The first Taco Mama opened in Birmingham in 2011. Will Haver, founder of the Taco Mama franchise, opened the restaurant as an homage to West Coast-style burrito shops with laid-back, beachy vibes. While it’s since become famous for its freshly-prepared tacos and burritos, along with its quirky and extensive margarita menu, Bobo says the restaurant’s unique atmosphere is what made Taco Mama a perfect fit for Florence.
 
“Will Haver has such a great culture and wonderful outlook on life,” said Bobo about the Taco Mama founder. “He has a passion for bringing people together and crafting the best environment, all the way down to the music, so they can enjoy his other passion: tacos and margaritas.”
 
Taco Mama’s opening marks a new stage in Florence’s downtown redevelopment, specifically the College Street district. With the success of Singin’ River Brewery, it was clear that the next step was reviving the space provided by the old Auto Electric Service building at 121 South Cherry Street. The building had stood there since 1941, and though it was old, it still had a good bit of charm. Bobo felt that preserving this quality, while introducing a new retail space, was the best way to honor the building’s legacy.
 
Bobo sees the new restaurant existing in perfect harmony with the culture and atmosphere already developing in the area, calling it “a great addition to the College Street district of Florence.” While the new Taco Mama has already proven itself successful, Bobo stresses that his company’s redevelopment plans are still in progress. “There’s a lot of positive things happening around the College Street district.

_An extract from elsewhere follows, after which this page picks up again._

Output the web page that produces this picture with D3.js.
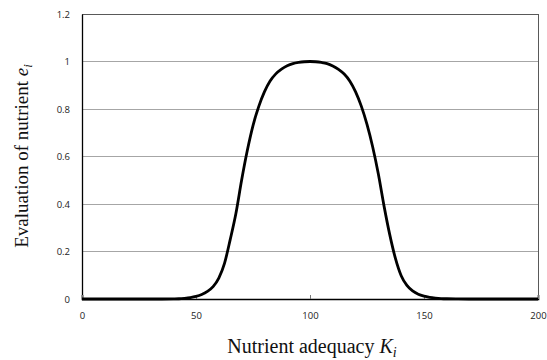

We still have one space left in our building for something unique.” Expressing a desire to open another retail space in the same building that complements the new Taco Mama, Bobo hinted that there’s more to come. “We’re not sure what that’s going to be yet, but we’re shaking a few bushes.”
 
Recently, Bobo has increased his involvement in Shoals-area community development projects. On top of his other work, he is also a driving force behind the popular Shoals Street Pianos venture. That project, mostly active on Instagram, aims to shape the Shoals’ culture by getting the community back in touch with its musical roots. “My goal was to create unity in the community through music and our street pianos are doing a great job of that.”
 
Those same musical roots are why Taco Mama and Florence are a match made in heaven. To Will Haver, music is almost as important to the dining experience as the food, as evidenced by his restaurant’s carefully curated playlists. “Florence has such great feel—the people, the food scene, the architecture, the history—especially the music,” said the Taco Mama founder.
 
Bobo also views these qualities as central to the city’s identity. It’s part of the reason why he’s getting so involved in community development—making Florence better by highlighting what’s made it so great already. With some buy-in from the community, plus a little more effort, he sees a clear path toward a brighter future for the Shoals: “I believe this area is ripe for redevelopment. Now is the time for us, as a community, to directly influence this next wave of downtown redevelopment.”